Last modified: 2014-04-14 05:02:54 UTC
BUG MIGRATED FROM SOURCEFORGE http://sourceforge.net/tracker/index.php?func=detail&aid=681366&group_id=34373&atid=411192 Originally submitted by Nobody/Anonymous - nobody 2003-02-06 01:18 Stopwords in English can be valid nontrivial words in other languages. Please allow searching them! We cannot search "an", "he", "me" etc on Polish Wikipedia. And we cannot search "see also" etc as well which were put and left (unfortunatelly) without translating them (many pages!) --Youandme ------------------------- Additional comments ------------------------ Date: 2003-02-06 20:43 Sender: SF user vibber When we upgrade mysql, I'll see if I can remove the stopword list. (It's a compile-time thing.) ------------------------------------------------- Date: 2003-02-06 20:44 Sender: SF user vibber When we upgrade mysql, I'll see if we can remove the stopword list. (It's a compiled-in thing, apparently.)

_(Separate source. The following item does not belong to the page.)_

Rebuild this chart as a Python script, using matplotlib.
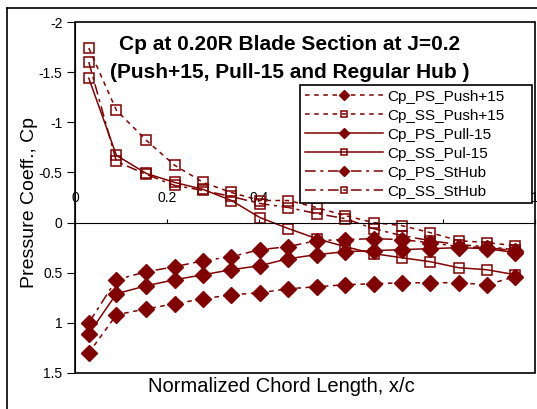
import matplotlib
matplotlib.use("Agg")
import matplotlib.pyplot as plt
from matplotlib.lines import Line2D

plt.rcParams["font.family"] = ["Liberation Sans", "DejaVu Sans"]

# chord stations
x = [0.03, 0.09, 0.155, 0.217, 0.279, 0.34, 0.402, 0.464, 0.525, 0.587, 0.649, 0.71, 0.772, 0.834, 0.895, 0.957]

ps_push = [1.30, 0.92, 0.86, 0.81, 0.76, 0.72, 0.70, 0.66, 0.64, 0.62, 0.61, 0.60, 0.60, 0.60, 0.62, 0.54]
ss_push = [-1.74, -1.12, -0.82, -0.57, -0.40, -0.30, -0.22, -0.22, -0.15, -0.07, 0.00, 0.03, 0.10, 0.18, 0.20, 0.23]
ps_pull = [1.11, 0.71, 0.63, 0.57, 0.52, 0.47, 0.43, 0.36, 0.32, 0.29, 0.28, 0.27, 0.26, 0.25, 0.26, 0.30]
ss_pull = [-1.44, -0.67, -0.49, -0.40, -0.33, -0.22, -0.05, 0.06, 0.16, 0.24, 0.31, 0.35, 0.39, 0.45, 0.47, 0.52]
ps_hub = [1.00, 0.57, 0.49, 0.44, 0.38, 0.34, 0.27, 0.24, 0.18, 0.17, 0.16, 0.17, 0.20, 0.24, 0.25, 0.28]
ss_hub = [-1.60, -0.61, -0.48, -0.37, -0.32, -0.26, -0.19, -0.15, -0.09, -0.04, 0.06, 0.13, 0.18, 0.22, 0.24, 0.27]

labels = ["Cp_PS_Push+15", "Cp_SS_Push+15", "Cp_PS_Pull-15", "Cp_SS_Pul-15", "Cp_PS_StHub", "Cp_SS_StHub"]
yticks = [-2, -1.5, -1, -0.5, 0, 0.5, 1, 1.5]
xticks = [0, 0.2, 0.4, 0.6, 0.8, 1]

red = "#800000"
dot = (0, (3, 3))
dashdot = (0, (7, 3, 2, 3))

fig = plt.figure(figsize=(5.37, 4.09), dpi=100)
ax = fig.add_axes([75 / 537, 1 - 373 / 409, 460 / 537, 351 / 409])
ax.set_axisbelow(True)

series = [
    (ps_push, dot, "D"),
    (ss_push, dot, "s"),
    (ps_pull, "-", "D"),
    (ss_pull, "-", "s"),
    (ps_hub, dashdot, "D"),
    (ss_hub, dashdot, "s"),
]
for (y, ls, mk), lab in zip(series, labels):
    if mk == "D":
        ax.plot(x, y, color=red, linestyle=ls, lw=1.1, marker="D", ms=8,
                mfc=red, mec=red, label=lab)
    else:
        ax.plot(x, y, color=red, linestyle=ls, lw=1.1, marker="s", ms=6.5,
                mfc="none", mec=red, mew=1.1, label=lab)

ax.set_xlim(0, 1)
ax.set_ylim(1.5, -2)
ax.set_yticks(yticks)
ax.set_yticklabels(["-2", "-1.5", "-1", "-0.5", "0", "0.5", "1", "1.5"])
ax.set_xticks(xticks)
ax.set_xticklabels(["0", "0.2", "0.4", "0.6", "0.8", "1"])

# x axis crosses at Cp = 0, labels sit above it
ax.xaxis.set_ticks_position("top")
ax.spines["top"].set_position(("data", 0))
ax.spines["bottom"].set_visible(False)
ax.spines["right"].set_visible(False)
ax.add_patch(plt.Rectangle((0, 0), 1, 1, transform=ax.transAxes, fill=False,
                           ec="black", lw=1.2, clip_on=False, zorder=5))
ax.tick_params(axis="x", direction="out", length=3, pad=10, labelsize=10)
ax.tick_params(axis="y", direction="out", length=6, pad=3, labelsize=10)

fig.text(281 / 537, 1 - 386 / 409, "Normalized Chord Length, x/c",
         ha="center", va="center", fontsize=14.5)
fig.text(30 / 537, 1 - 203 / 409, "Pressure Coeff., Cp",
         ha="center", va="center", rotation=90, fontsize=14)

fig.text(290 / 537, 1 - 44 / 409, "Cp at 0.20R Blade Section at J=0.2",
         ha="center", va="center", fontsize=15, fontweight="bold")
fig.text(290 / 537, 1 - 72 / 409, "(Push+15, Pull-15 and Regular Hub )",
         ha="center", va="center", fontsize=15, fontweight="bold")

lx0 = (300 - 75) / 460
ly1 = (373 - 85) / 351
leg = ax.legend(loc="upper left", bbox_to_anchor=(lx0, ly1 - 118 / 351, 232 / 460, 118 / 351),
                mode="expand", fontsize=11, handlelength=5.1, handletextpad=0.3,
                labelspacing=0.33, borderpad=0.3, borderaxespad=0, fancybox=False,
                framealpha=1, edgecolor="black")
leg.get_frame().set_linewidth(1.2)
leg.set_zorder(10)
for h in leg.legend_handles:
    h.set_markersize(5)

# outer chart border
fig.add_artist(Line2D([7 / 537, 7 / 537], [0, 1 - 8 / 409], color="black", lw=1.2))
fig.add_artist(Line2D([7 / 537, 1], [1 - 8 / 409, 1 - 8 / 409], color="black", lw=1.2))

fig.savefig("out.png", dpi=100)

See also: http://meta.wikimedia.org/wiki/Stop_word_list http://en.wikipedia.org/wiki/Wikipedia:Common_words%2C_searching_for_which_is_not_possible
we dropped mysql 3.x support with MediaWiki 1.6.
MySQL 4 and later still have a stopword list, though they aren't as unpleasant as the behavior in previous versions. It would be nice if we could reliably disable it per table or something...
Yes, please override it with an own customizable list for users without lucene search.
Created attachment 7143 [details] MaxSem's slow patch Best I could come up with - but still pretty slow, maintenance/rebuildtextindex.php runs 30% slower with it. Tested several solutions (oneo of them could be seen in the patch, commented out), but none of them had satisfiable performance. I therefore don't dare to commit it into the trunk. Leaving the patch here so that other folks could take a look at my approach.
*** Bug 25446 has been marked as a duplicate of this bug. ***
*Bulk BZ Change: +Patch to open bugs with patches attached that are missing the keyword*
See http://dev.mysql.com/doc/refman/5.1/en/fulltext-fine-tuning.html which says "To override the default stopword list, set the ft_stopword_file system variable. ... if you change the stopword file itself, you must rebuild your FULLTEXT indexes after making the changes and restarting the server. To rebuild the indexes in this case, it is sufficient to do a QUICK repair operation: REPAIR TABLE tbl_name QUICK;" So, while you can't "reliably disable it per table", you *can* disable it without compiling by setting ft_stopword_file to "", restarting, and then rebuilding the table.
(In reply to comment #8) > So, while you can't "reliably disable it per table", you *can* disable it > without compiling by setting ft_stopword_file to "", restarting, and then > rebuilding the table. A task for installer?
Just checking: in the times of Cirrus Search, are MySQL's stopwords in English causing any trouble to searches in non-English wikis?
No, nothing like this from the SQL search implementation affects Cirrus' implementation.